Fajar mengatakan turunnya harga pupuk bersubsidi beberapa waktu lalu merupakan komitmen nyata dari Presiden dalam memastikan ketahanan pangan yang tertuang dalam program Asta Cita. Upaya ini diharapkan tidak hanya menegaskan swasembada pangan tetapi bagaimana menyejahterakan para petani di Tanah Air.
Menurut dia, alokasi pupuk subsidi yang diterima Sumatera Barat pada 2025 bisa bertambah pada 2026 karena masih banyak petani yang belum terdaftar di RDKK. Saat ini pihaknya mencatat terdapat sekitar 300 ribu petani aktif yang tercantum dalam data RDKK.
Sementara itu, Pakar Pertanian dari Universitas Andalas Prof Rudi Febriamansyah mengatakan pada dasarnya kebijakan penurunan HET pupuk subsidi memang sudah seharusnya ditetapkan oleh pemerintah untuk meringankan beban petani di Tanah Air.
Sebab, tidak mungkin membiarkan sistem atau hukum pasar tetap berlaku bagi para petani dalam hal pembelian pupuk. Sementara harga padi, harga beras ataupun gabah tidak mungkin terlalu tinggi untuk dilepaskan ke pasaran.
“Jika terdapat kebijakan untuk harga jual, tentu mesti ada kebijakan harga untuk bahan baku,” kata Rudi.

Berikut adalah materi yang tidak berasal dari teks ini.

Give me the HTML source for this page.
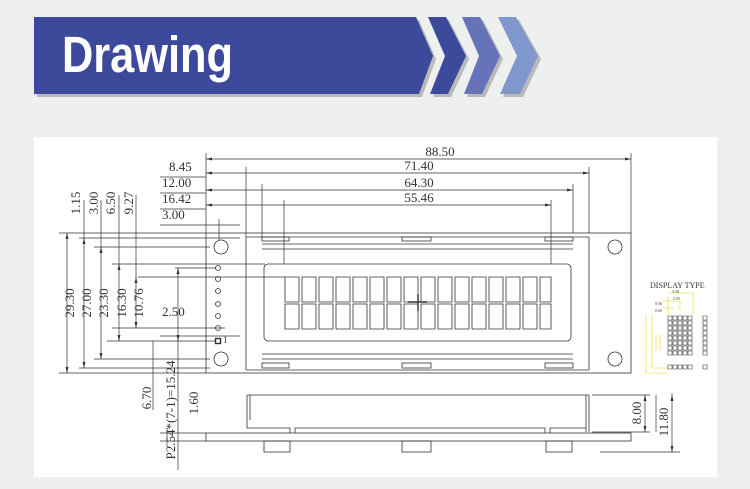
<!DOCTYPE html>
<html><head><meta charset="utf-8"><style>
html,body{margin:0;padding:0;background:#eeefef;}
svg{display:block}
</style></head><body>
<svg width="750" height="489" viewBox="0 0 750 489" xmlns="http://www.w3.org/2000/svg" font-family="Liberation Serif, serif">
<rect width="750" height="489" fill="#eeefef"/>
<!-- banner -->
<g>
<polygon points="37,20 419,20 436,59 422,97 37,97" fill="#b9b9b9"/>
<polygon points="34,17 416,17 433,56 419,94 34,94" fill="#3d4a9c"/>
<polygon points="431,20 449,20 469,59 451,97 433,97 448,59" fill="#b9b9b9"/>
<polygon points="428,17 446,17 466,56 448,94 430,94 445,56" fill="#3d4a9c"/>
<polygon points="465,20 483,20 503,59 485,97 467,97 482,59" fill="#b9b9b9"/>
<polygon points="462,17 480,17 500,56 482,94 464,94 479,56" fill="#6673b8"/>
<polygon points="501,20 519,20 541,59 523,97 503,97 520,59" fill="#b9b9b9"/>
<polygon points="498,17 516,17 538,56 520,94 500,94 517,56" fill="#7f97cc"/>
<text x="62" y="72" font-family="Liberation Sans, sans-serif" font-weight="bold" font-size="51" fill="#fff" textLength="171" lengthAdjust="spacingAndGlyphs">Drawing</text>
</g>
<!-- panel -->
<rect x="34" y="137" width="683" height="340" fill="#fff"/>
<g stroke="#333" stroke-width="0.8" fill="none">
<rect x="206" y="233" width="425" height="140"/>
<path d="M246,237 V370 M589,237 V370 M246,237 H589 M246,370 H589"/>
<circle cx="221" cy="247" r="7"/><circle cx="221" cy="359" r="7"/>
<circle cx="615" cy="247" r="7"/><circle cx="615" cy="359" r="7"/>
<rect x="262" y="237" width="27" height="4"/><rect x="402" y="237" width="29" height="4"/><rect x="545" y="237" width="28" height="4"/>
<rect x="262" y="363" width="27" height="5"/><rect x="402" y="363" width="29" height="5"/><rect x="545" y="363" width="28" height="5"/>
<path d="M262,244 H573 M262,249 H573 M262,354 H573 M262,359 H573"/>
<rect x="264" y="264" width="307" height="77" rx="4"/>
<circle cx="218" cy="268" r="2.5"/><circle cx="218" cy="279" r="2.5"/><circle cx="218" cy="291" r="2.5"/>
<circle cx="218" cy="304" r="2.5"/><circle cx="218" cy="316" r="2.5"/><circle cx="218" cy="328" r="2.5"/>
<rect x="215.5" y="338.5" width="5" height="5" stroke-width="1.4"/>
<path d="M247,395 H589 V432 M247,395 V420 M250,395 V420 M586,395 V432"/>
<path d="M247,420 V428 H290 V433 M295,433 V428 H545 V433 M550,433 V428 H586"/>
<rect x="206" y="433" width="425" height="8"/>
<rect x="264" y="441" width="26" height="11"/><rect x="402" y="441" width="29" height="11"/><rect x="546" y="441" width="26" height="11"/>
</g>
<g stroke="#333" stroke-width="0.8" fill="none">
<path d="M285,277h14v25h-14z M302,277h14v25h-14z M319,277h14v25h-14z M336,277h14v25h-14z M353,277h14v25h-14z M370,277h14v25h-14z M387,277h14v25h-14z M404,277h14v25h-14z M421,277h14v25h-14z M438,277h14v25h-14z M455,277h14v25h-14z M472,277h14v25h-14z M489,277h14v25h-14z M506,277h14v25h-14z M523,277h14v25h-14z M540,277h11v25h-11z"/>
<path d="M285,304h14v25h-14z M302,304h14v25h-14z M319,304h14v25h-14z M336,304h14v25h-14z M353,304h14v25h-14z M370,304h14v25h-14z M387,304h14v25h-14z M404,304h14v25h-14z M421,304h14v25h-14z M438,304h14v25h-14z M455,304h14v25h-14z M472,304h14v25h-14z M489,304h14v25h-14z M506,304h14v25h-14z M523,304h14v25h-14z M540,304h11v25h-11z"/>
<path d="M408,302H427M418,294V311" stroke-width="1.4"/>
</g>
<g stroke="#333" stroke-width="0.7" fill="none">
<path d="M206,153 V233 M631,153 V233 M589,167 V233 M573,184 V233 M551,200 V264 M246,167 V237 M262,184 V237 M284,200 V264 M219,219 V240"/>
<path d="M206,159 H631 M206,173 H589 M206,190 H573 M206,205 H551"/>
<path d="M160,177 H206 M160,193 H206 M160,209 H206 M160,225 H240"/>
<path d="M59,233 H206 M79,238 H240 M94,247 H210 M112,264 H265 M138,277 H285 M107,341 H216 M94,359 H210 M79,368 H210 M59,373 H206"/>
<path d="M112,328 H225 M160,336 H240"/>
<path d="M67,233 V373 M84,238 V368 M101,247 V359 M119,264 V341 M136,277 V328"/>
<path d="M84,200 V240 M101,200 V248 M119,195 V265 M136,195 V278"/>
<path d="M175,268 H216 M178,268 V470 M153,341 V410"/>
<path d="M167,428 V447 M160,433 H206 M160,441 H206"/>
<path d="M592,395 H650 M592,432 H650 M600,452 H680 M656,395 V432 M672,393 V452 M645,395 V432"/>
</g>
<g fill="#333">
<path d="M206,159l6,-1.5v3z M631,159l-6,-1.5v3z M589,173l-6,-1.5v3z M573,190l-6,-1.5v3z M551,205l-6,-1.5v3z"/>
<path d="M206,173l6,-1.5v3z M206,190l6,-1.5v3z M206,205l6,-1.5v3z"/>
<path d="M67,233l-1.5,6h3z M67,373l-1.5,-6h3z M84,238l-1.5,6h3z M84,368l-1.5,-6h3z M101,247l-1.5,6h3z M101,359l-1.5,-6h3z M119,264l-1.5,6h3z M119,341l-1.5,-6h3z M136,277l-1.5,6h3z M136,328l-1.5,-6h3z"/>
<path d="M178,268l-1.5,6h3z M178,341l-1.5,-6h3z M645,395l-1.5,6h3z M645,432l-1.5,-6h3z M672,395l-1.5,6h3z M672,452l-1.5,-6h3z"/>
</g>
<g font-size="13" fill="#333">
<text x="440" y="156" text-anchor="middle">88.50</text>
<text x="419" y="170" text-anchor="middle">71.40</text>
<text x="419" y="187" text-anchor="middle">64.30</text>
<text x="419" y="202" text-anchor="middle">55.46</text>
<text x="169" y="171">8.45</text>
<text x="162" y="187">12.00</text>
<text x="162" y="203">16.42</text>
<text x="162" y="219">3.00</text>
<text x="162" y="316">2.50</text>
<text x="223" y="343" font-size="9">1</text>
<g text-anchor="middle">
<text transform="translate(74,303) rotate(-90)">29.30</text>
<text transform="translate(91,303) rotate(-90)">27.00</text>
<text transform="translate(108,303) rotate(-90)">23.30</text>
<text transform="translate(126,303) rotate(-90)">16.30</text>
<text transform="translate(143,303) rotate(-90)">10.76</text>
<text transform="translate(80,203) rotate(-90)">1.15</text>
<text transform="translate(98,203) rotate(-90)">3.00</text>
<text transform="translate(115,203) rotate(-90)">6.50</text>
<text transform="translate(133,203) rotate(-90)">9.27</text>
<text transform="translate(151,398) rotate(-90)">6.70</text>
<text transform="translate(175,410) rotate(-90)">P2.54*(7-1)=15.24</text>
<text transform="translate(198,403) rotate(-90)">1.60</text>
<text transform="translate(641,413) rotate(-90)">8.00</text>
<text transform="translate(668,422) rotate(-90)">11.80</text>
</g>
</g>
<text x="650" y="288" font-size="8" fill="#333">DISPLAY TYPE</text>
<g stroke="#e8d800" stroke-width="0.6" fill="none">
<path d="M668,293H693V315 M668,297V315 M663,301H680V310 M663,308H674 M646,315V373H668 M652,315V368H668 M656,334V350 M660,334V350"/>
</g>
<g font-size="4" fill="#333"><text x="672" y="293">3.50</text><text x="673" y="300">2.95</text><text x="655" y="305">0.56</text><text x="655" y="312">0.60</text></g>
<g stroke="#333" stroke-width="0.6" fill="none">
<path d="M668,316h4v4h-4zM673,316h4v4h-4zM678,316h4v4h-4zM683,316h4v4h-4zM688,316h4v4h-4zM703,316h4v4h-4z"/>
<path d="M668,321h4v4h-4zM673,321h4v4h-4zM678,321h4v4h-4zM683,321h4v4h-4zM688,321h4v4h-4zM703,321h4v4h-4z"/>
<path d="M668,326h4v4h-4zM673,326h4v4h-4zM678,326h4v4h-4zM683,326h4v4h-4zM688,326h4v4h-4zM703,326h4v4h-4z"/>
<path d="M668,331h4v4h-4zM673,331h4v4h-4zM678,331h4v4h-4zM683,331h4v4h-4zM688,331h4v4h-4zM703,331h4v4h-4z"/>
<path d="M668,336h4v4h-4zM673,336h4v4h-4zM678,336h4v4h-4zM683,336h4v4h-4zM688,336h4v4h-4zM703,336h4v4h-4z"/>
<path d="M668,341h4v4h-4zM673,341h4v4h-4zM678,341h4v4h-4zM683,341h4v4h-4zM688,341h4v4h-4zM703,341h4v4h-4z"/>
<path d="M668,346h4v4h-4zM673,346h4v4h-4zM678,346h4v4h-4zM683,346h4v4h-4zM688,346h4v4h-4zM703,346h4v4h-4z"/>
<path d="M668,351h4v4h-4zM673,351h4v4h-4zM678,351h4v4h-4zM683,351h4v4h-4zM688,351h4v4h-4zM703,351h4v4h-4z"/>
<path d="M668,365h4v4h-4zM673,365h4v4h-4zM678,365h4v4h-4zM683,365h4v4h-4zM688,365h4v4h-4zM703,365h4v4h-4z"/>
</g>
</svg>
</body></html>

Terkait penurunan HET pupuk subsidi hingga 20 persen yang merupakan persentase tertinggi sepanjang sejarah, ia menilai secara hukum ekonomi, hal itu jelas menunjukkan keberpihakan kepada petani sebab berdampak baik pada biaya produksi yang menjadi lebih rendah.
Termasuk pula untuk target lebih jauh yakni swasembada pangan nasional, tentu begitu bergantung pada upaya pemerintah dalam pengawasan terhadap distribusi serta penggunaan pupuk subsidi tersebut.

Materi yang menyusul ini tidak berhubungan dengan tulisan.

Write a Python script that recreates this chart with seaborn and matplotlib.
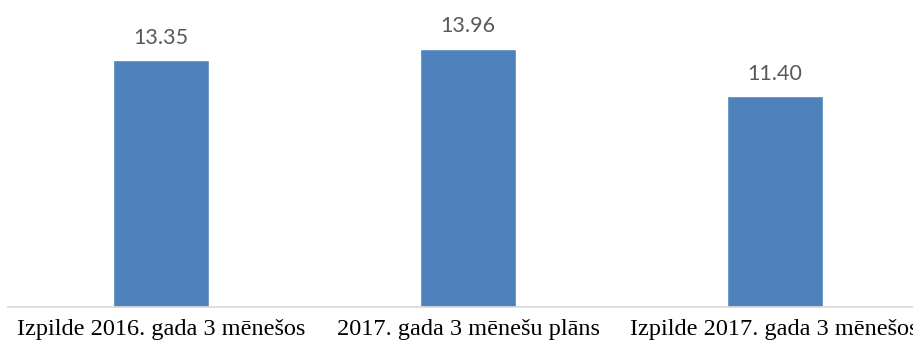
import pandas as pd
import seaborn as sns
import matplotlib.pyplot as plt

# Chart data
categories = ["Izpilde 2016. gada 3 mēnešos", "2017. gada 3 mēnešu plāns", "Izpilde 2017. gada 3 mēnešos"]
values = [13.35, 13.96, 11.40]

df = pd.DataFrame({"category": categories, "value": values})

sns.set_style("white")

fig = plt.figure(figsize=(9.13, 3.5), dpi=100)
# axes span a bit beyond the right edge so the last label gets cut like the original
ax = fig.add_axes([8 / 913, 43 / 350, 920 / 913, 307 / 350])

sns.barplot(data=df, x="category", y="value", color="#4F81BD", saturation=1,
            width=0.313, ax=ax)

ax.set_ylim(0, 16.6)
ax.set_xlim(-0.5, 2.5)
ax.set_xlabel("")
ax.set_ylabel("")
ax.set_yticks([])
ax.tick_params(axis="x", length=0, pad=9)
for lbl in ax.get_xticklabels():
    lbl.set_fontfamily("Liberation Serif")
    lbl.set_fontsize(17.5)
    lbl.set_color("black")

for side in ["top", "left", "right"]:
    ax.spines[side].set_visible(False)
ax.spines["bottom"].set_color("#D9D9D9")
ax.spines["bottom"].set_linewidth(1.2)

# value labels above the bars
for i, v in enumerate(values):
    ax.annotate(f"{v:.2f}", (i, v), xytext=(0, 9), textcoords="offset points",
                ha="center", va="bottom", fontsize=15.5, color="#595959",
                fontfamily="Lato")

fig.savefig("out.png", dpi=100)
plt.close(fig)
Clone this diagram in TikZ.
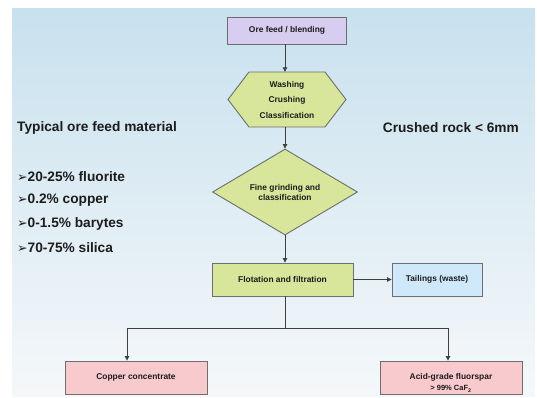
\documentclass[tikz,border=0pt]{standalone}
\usepackage{fontspec}
\setmainfont{Liberation Sans}
\newfontfamily\dvfont{DejaVu Sans}
\usetikzlibrary{arrows.meta,shapes.geometric,calc}
\definecolor{bgtop}{HTML}{C8E1EE}
\definecolor{bgbot}{HTML}{F5F8FA}
\definecolor{lav}{HTML}{D6CDF0}
\definecolor{grn}{HTML}{D7E69A}
\definecolor{tailc}{HTML}{CFE9FB}
\definecolor{pinkc}{HTML}{F8C9CD}
\definecolor{edge}{HTML}{6E6E6E}
\definecolor{ink}{HTML}{1C1C1C}
\definecolor{wire}{HTML}{404040}
\tikzset{
  boxtext/.style={font=\fontsize{8.4}{12}\selectfont\bfseries, text=ink, align=center},
  procbox/.style={boxtext, draw=edge, line width=0.9pt, rectangle, inner sep=0pt},
  bigtext/.style={font=\fontsize{13.7}{15}\selectfont\bfseries, text=ink, inner sep=0pt},
  arr/.style={draw=wire, line width=0.8pt, -{Triangle[length=4.5pt,width=4.5pt]}},
  plainwire/.style={draw=wire, line width=0.8pt}
}
\newcommand{\mybul}{{\dvfont\fontsize{12.5}{14}\selectfont ➢}}
\begin{document}
\begin{tikzpicture}[x=1pt,y=-1pt]
\useasboundingbox (0,0) rectangle (537,397);
\shade[top color=bgtop, bottom color=bgbot] (12,8) rectangle (535,396);

% ore feed
\node[procbox, fill=lav, minimum width=119pt, minimum height=27pt] (ore) at (287,30.5) {Ore feed / blending};

% hexagon
\coordinate (hc) at (287,99.5);
\draw[draw=edge, line width=0.9pt, fill=grn] ($(hc)+(-59,0)$) -- ($(hc)+(-38,-27.5)$) -- ($(hc)+(38,-27.5)$) -- ($(hc)+(59,0)$) -- ($(hc)+(38,27.5)$) -- ($(hc)+(-38,27.5)$) -- cycle;
\node[boxtext, font=\fontsize{8.4}{15.5}\selectfont\bfseries, minimum width=118pt, minimum height=55pt, inner sep=0pt] (hex) at (hc) {Washing\\Crushing\\Classification};

% diamond
\node[diamond, draw=edge, line width=0.9pt, fill=grn, boxtext, font=\fontsize{8.4}{10}\selectfont\bfseries, minimum width=145pt, minimum height=86pt, inner sep=0pt, aspect=1.686] (dia) at (285,192) {Fine grinding and\\classification};

% flotation
\node[procbox, fill=grn, minimum width=141pt, minimum height=33pt] (flot) at (282.5,279.5) {Flotation and filtration};
\node[procbox, fill=tailc, minimum width=90pt, minimum height=33pt] (tail) at (437,279.5) {Tailings (waste)};

% products
\node[procbox, fill=pinkc, minimum width=142pt, minimum height=33pt] (cop) at (136,377.5) {Copper concentrate};
\node[procbox, fill=pinkc, minimum width=142pt, minimum height=33pt] (acid) at (451,377.5) {};
\node[boxtext, inner sep=0pt] (acidtxt) at (451,383) {Acid-grade fluorspar\\[-1pt]{\fontsize{7.5}{9}\selectfont > 99\% CaF\textsubscript{2}}};

% connectors
\draw[arr] (ore.south -| dia.north) -- (dia.north |- hex.north);
\draw[arr] (hex.south -| dia.north) -- (dia.north);
\draw[arr] (dia.south) -- (dia.south |- flot.north);
\draw[arr] (flot.east) -- (tail.west);
\coordinate (split) at (285,328);
\draw[plainwire] (split |- flot.south) -- (split);
\draw[arr] (split) -| ([xshift=-9pt]cop.north);
\draw[arr] (split) -| ([xshift=-3pt]acid.north);

% side texts
\node[bigtext, anchor=west] (typ) at (17,128) {Typical ore feed material};
\node[bigtext, anchor=east] (crush) at (519,128) {Crushed rock < 6mm};
\node[bigtext, anchor=west] (b1) at (17,177) {\mybul20-25\% fluorite};
\node[bigtext, anchor=west] (b2) at (17,200.5) {\mybul0.2\% copper};
\node[bigtext, anchor=west] (b3) at (17,224) {\mybul0-1.5\% barytes};
\node[bigtext, anchor=west] (b4) at (17,248) {\mybul70-75\% silica};
\end{tikzpicture}
\end{document}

Bahkan, ia menilai jika memanfaatkan koperasi-koperasi sebagai jalur distribusi, maka produksi pangan diprediksi dapat menjadi lebih tinggi. Jika pada zaman orde baru terdapat Koperasi Unit Desa (KUD), mungkin saat ini bisa dilakukan hal serupa melalui Koperasi Merah Putih.
Menurut dia, saat ini tinggal bagaimana pemerintah dan pihak-pihak terkait benar-benar mengawal agar HET pupuk bersubsidi itu sesuai hingga sampai di tangan petani.
Jalur distribusi sering kali menjadi masalah sehingga harga menjadi berbeda di satu daerah dengan daerah lainnya. Untuk itu, jalur distribusi inilah yang juga mesti dikawal dengan baik.